SUKABUMIUPDATE.com - Remaja merupakan kelompok usia yang paling rentan mengalami kecanduan mengakses Internet dari gawai. Di sisi lain, usia ini juga butuh mengakses untuk bersosialisasi dan mendukung studi mereka.
Namun beberapa orang tua kerap khawatir saat melihat anak mereka berlama-lama dengan gawai, bahkan disebut kecanduan. Menurut psikolog, konten yang ditelusuri remaja berperan lebih penting dibandingkan lamanya bermain gawai untuk menyebut remaja kecanduan media sosial.
“Kecanduan media sosial itu apa. Bukan dari lama waktu anak di media sosial. Tapi apa yang dia lakukan, dia browsing. Kalau dia browsing sesuatu yang tidak bermanfaat untuk dia, iya dia kecanduan. Tapi kalau dia browsing yang bermanfaat, itu bukan kecanduan namanya,” kata Saskhya Aulia Prima, psikolog anak dan remaja saat ditemui di peluncuran Nivea Soft Mix Me di Bogor, Sabtu, 5 Oktober 2019.
Lebih lanjut ia memaparkan, “Contohnya saja ini, program Mix Me Troops untuk remaja putri ini bermula dari informasi di media sosial. Anak-anak yang berada di sini, tentunya mendapat izin dan dukungan penuh dari orang tua untuk melatih pengembangan percaya diri, bakat dan minat mereka.”
Menurut Saskhya, orang tua harus memastikan betul apa yang dilakukan remaja saat bermain media sosial. Sebab bila melarang sepenuhnya, mereka pun bercermin dari tingkah laku orang tua yang kesehariannya pun tidak lepas dari gawai dan internet.

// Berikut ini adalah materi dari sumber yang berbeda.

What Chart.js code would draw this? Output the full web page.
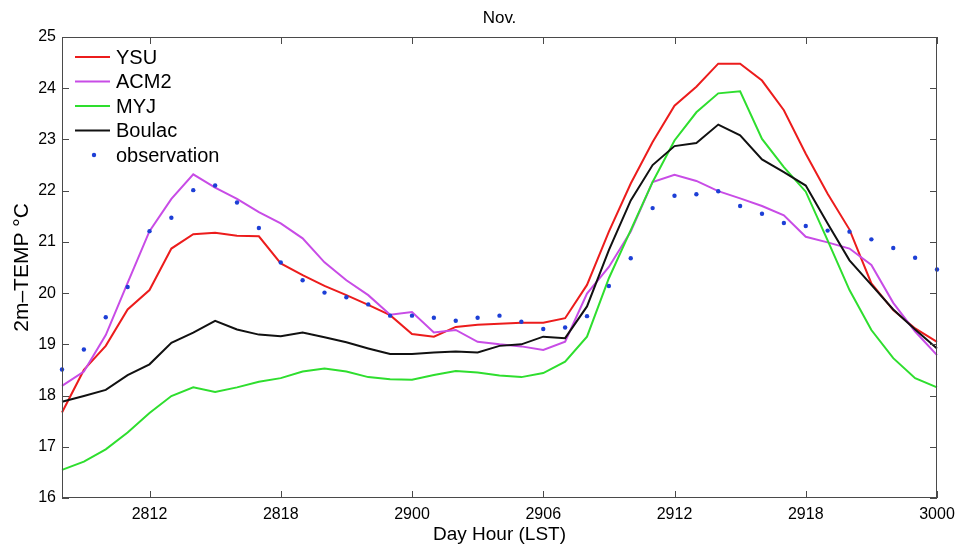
<!DOCTYPE html>
<html>
<head>
<meta charset="utf-8">
<script src="https://cdn.jsdelivr.net/npm/chart.js@4.4.1/dist/chart.umd.min.js"></script>
<style>
  html, body { margin: 0; padding: 0; background: #fff; }
  #wrap { width: 956px; height: 547px; position: relative; }
</style>
</head>
<body>
<div id="wrap"><canvas id="c"></canvas></div>
<script>
// day+hour labels, hourly from 28th 08h to 30th 00h
const dayHours = [
  "2808", "2809", "2810", "2811", "2812", "2813", "2814", "2815", "2816", "2817",
  "2818", "2819", "2820", "2821", "2822", "2823", "2900", "2901", "2902", "2903",
  "2904", "2905", "2906", "2907", "2908", "2909", "2910", "2911", "2912", "2913",
  "2914", "2915", "2916", "2917", "2918", "2919", "2920", "2921", "2922", "2923",
  "3000"
]
const tickLabels = ["2812", "2818", "2900", "2906", "2912", "2918", "3000"]

const ysu = [
  17.67, 18.50, 18.97, 19.68, 20.06, 20.87, 21.15, 21.18, 21.12, 21.11,
  20.58, 20.35, 20.14, 19.96, 19.77, 19.57, 19.20, 19.15, 19.34, 19.38,
  19.40, 19.42, 19.42, 19.51, 20.16, 21.20, 22.14, 22.95, 23.66, 24.03,
  24.48, 24.48, 24.15, 23.57, 22.72, 21.94, 21.24, 20.19, 19.67, 19.31,
  19.05
]
const acm2 = [
  18.19, 18.47, 19.18, 20.20, 21.21, 21.84, 22.32, 22.06, 21.84, 21.58,
  21.36, 21.07, 20.60, 20.25, 19.96, 19.58, 19.63, 19.23, 19.28, 19.05,
  19.00, 18.96, 18.89, 19.05, 19.99, 20.51, 21.20, 22.17, 22.31, 22.19,
  21.99, 21.85, 21.70, 21.52, 21.10, 20.99, 20.87, 20.55, 19.81, 19.25,
  18.79
]
const myj = [
  16.55, 16.71, 16.95, 17.28, 17.66, 17.99, 18.16, 18.07, 18.16, 18.27,
  18.34, 18.47, 18.53, 18.47, 18.36, 18.32, 18.31, 18.40, 18.48, 18.45,
  18.39, 18.36, 18.44, 18.66, 19.15, 20.29, 21.23, 22.17, 22.98, 23.53,
  23.90, 23.94, 23.01, 22.46, 21.98, 21.03, 20.06, 19.28, 18.73, 18.34,
  18.16
]
const boulac = [
  17.88, 17.99, 18.11, 18.40, 18.61, 19.03, 19.23, 19.46, 19.29, 19.19,
  19.16, 19.23, 19.14, 19.04, 18.92, 18.81, 18.81, 18.84, 18.86, 18.84,
  18.97, 19.00, 19.15, 19.12, 19.74, 20.84, 21.81, 22.50, 22.87, 22.93,
  23.29, 23.08, 22.61, 22.36, 22.10, 21.36, 20.64, 20.16, 19.68, 19.29,
  18.92
]
const observation = [
  18.51, 18.90, 19.53, 20.12, 21.21, 21.47, 22.01, 22.10, 21.77, 21.27,
  20.60, 20.25, 20.01, 19.92, 19.78, 19.56, 19.56, 19.52, 19.46, 19.52,
  19.56, 19.44, 19.30, 19.33, 19.55, 20.14, 20.68, 21.66, 21.90, 21.93,
  21.99, 21.70, 21.55, 21.37, 21.31, 21.22, 21.20, 21.05, 20.88, 20.69,
  20.46
]

const FONT = "'Liberation Sans', Arial, sans-serif"

const series = [
  { label: "YSU",    data: ysu,    color: "#ec1c1c", order: 5 },
  { label: "ACM2",   data: acm2,   color: "#c84ce6", order: 4 },
  { label: "MYJ",    data: myj,    color: "#2ede2e", order: 3 },
  { label: "Boulac", data: boulac, color: "#111111", order: 2 },
]

const datasets = series.map(s => ({
  label: s.label,
  data: s.data,
  borderColor: s.color,
  backgroundColor: s.color,
  borderWidth: 2,
  pointRadius: 0,
  tension: 0,
  order: s.order,
}))
datasets.push({
  label: "observation",
  data: observation,
  showLine: false,
  pointRadius: 2.2,
  pointBorderWidth: 0,
  pointBackgroundColor: "#1d3fd6",
  borderColor: "#1d3fd6",
  backgroundColor: "#1d3fd6",
  order: 1,
})

// box + inward tick marks on all four sides, plus the inline legend and title
const frame = {
  id: "frame",
  afterDraw(chart) {
    const { ctx, chartArea: a, scales } = chart
    const x = scales.x, y = scales.y
    const len = 7
    ctx.save()
    ctx.strokeStyle = "#4a4a4a"
    ctx.lineWidth = 1
    ctx.strokeRect(a.left + 0.5, a.top + 0.5, a.right - a.left - 1, a.bottom - a.top - 1)
    ctx.beginPath()
    tickLabels.forEach(l => {
      const px = Math.round(x.getPixelForValue(dayHours.indexOf(l))) + 0.5
      ctx.moveTo(px, a.bottom); ctx.lineTo(px, a.bottom - len)
      ctx.moveTo(px, a.top); ctx.lineTo(px, a.top + len)
    })
    y.ticks.forEach(t => {
      const py = Math.round(y.getPixelForValue(t.value)) + 0.5
      ctx.moveTo(a.left, py); ctx.lineTo(a.left + len, py)
      ctx.moveTo(a.right, py); ctx.lineTo(a.right - len, py)
    })
    ctx.stroke()

    // title
    ctx.fillStyle = "#000"
    ctx.font = "17px " + FONT
    ctx.textAlign = "center"
    ctx.textBaseline = "middle"
    ctx.fillText("Nov.", (a.left + a.right) / 2, 18)

    // legend
    ctx.font = "20px " + FONT
    ctx.textAlign = "left"
    const lx = a.left + 13, ly = a.top + 20
    chart.data.datasets.forEach((d, i) => {
      const yy = ly + i * 24.5
      if (d.showLine === false) {
        ctx.fillStyle = d.pointBackgroundColor
        ctx.beginPath()
        ctx.arc(lx + 19, yy, 2.2, 0, Math.PI * 2)
        ctx.fill()
      } else {
        ctx.strokeStyle = d.borderColor
        ctx.lineWidth = 2
        ctx.beginPath()
        ctx.moveTo(lx, yy); ctx.lineTo(lx + 35, yy)
        ctx.stroke()
      }
      ctx.fillStyle = "#000"
      ctx.fillText(d.label, lx + 41, yy + 1)
    })
    ctx.restore()
  }
}

new Chart(document.getElementById("c"), {
  type: "line",
  data: { labels: dayHours, datasets },
  plugins: [frame],
  options: {
    responsive: true,
    maintainAspectRatio: false,
    animation: false,
    layout: { padding: { top: 37, right: 19, left: 0, bottom: 0 } },
    plugins: {
      legend: { display: false },
      tooltip: { enabled: false },
    },
    scales: {
      x: {
        type: "category",
        offset: false,
        grid: { display: false, drawTicks: false },
        border: { display: false },
        afterFit: (s) => { s.height = 49; s.paddingLeft = 0; s.paddingRight = 0 },
        ticks: {
          autoSkip: false,
          maxRotation: 0,
          padding: 7,
          color: "#000",
          font: { family: FONT, size: 16 },
          callback: function (v) {
            const l = this.getLabelForValue(v)
            return tickLabels.includes(l) ? l : ""
          },
        },
        title: {
          display: true,
          text: "Day Hour (LST)",
          color: "#000",
          font: { family: FONT, size: 19 },
          padding: { top: 0, bottom: 1 },
        },
      },
      y: {
        min: 16,
        max: 25,
        grid: { display: false, drawTicks: false },
        border: { display: false },
        afterFit: (s) => { s.width = 62 },
        ticks: {
          stepSize: 1,
          padding: 6,
          color: "#000",
          font: { family: FONT, size: 16 },
        },
        title: {
          display: true,
          text: "2m–TEMP °C",
          color: "#000",
          font: { family: FONT, size: 21 },
          padding: { top: 10, bottom: 0 },
        },
      },
    },
  },
})
</script>
</body>
</html>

Saskhya menyarankan orang tua membangun komunikasi versi remaja agar buah hatinya tidak terjerumus ke arah kecanduan media sosial. “Orang tua harus memperjelas, bukan durasinya saja, tapi juga konten di dalamnya. Untuk tahu konten, kita enggak bisa lepas ke anaknya. Harus diskusi berdua, apakah ini oke untuk anak. Orang tua juga harus updates,” ucap Saskhya.
“Jangan motong omongan remaja atau buru-buru menyalahkan pendapat remaja. Orang tua harus dengar dulu penjelasan mereka. Setelah itu, baru tanggapi. Kalau begitu di media sosial, kamu bisa cari A, B, C sampai Z yang bisa mengembangkan kemampuan kamu. Bila terjadi hal sebaliknya, harus ditempuh dengan komunikasi juga untuk menyepakati solusinya,” tandas Saskhya.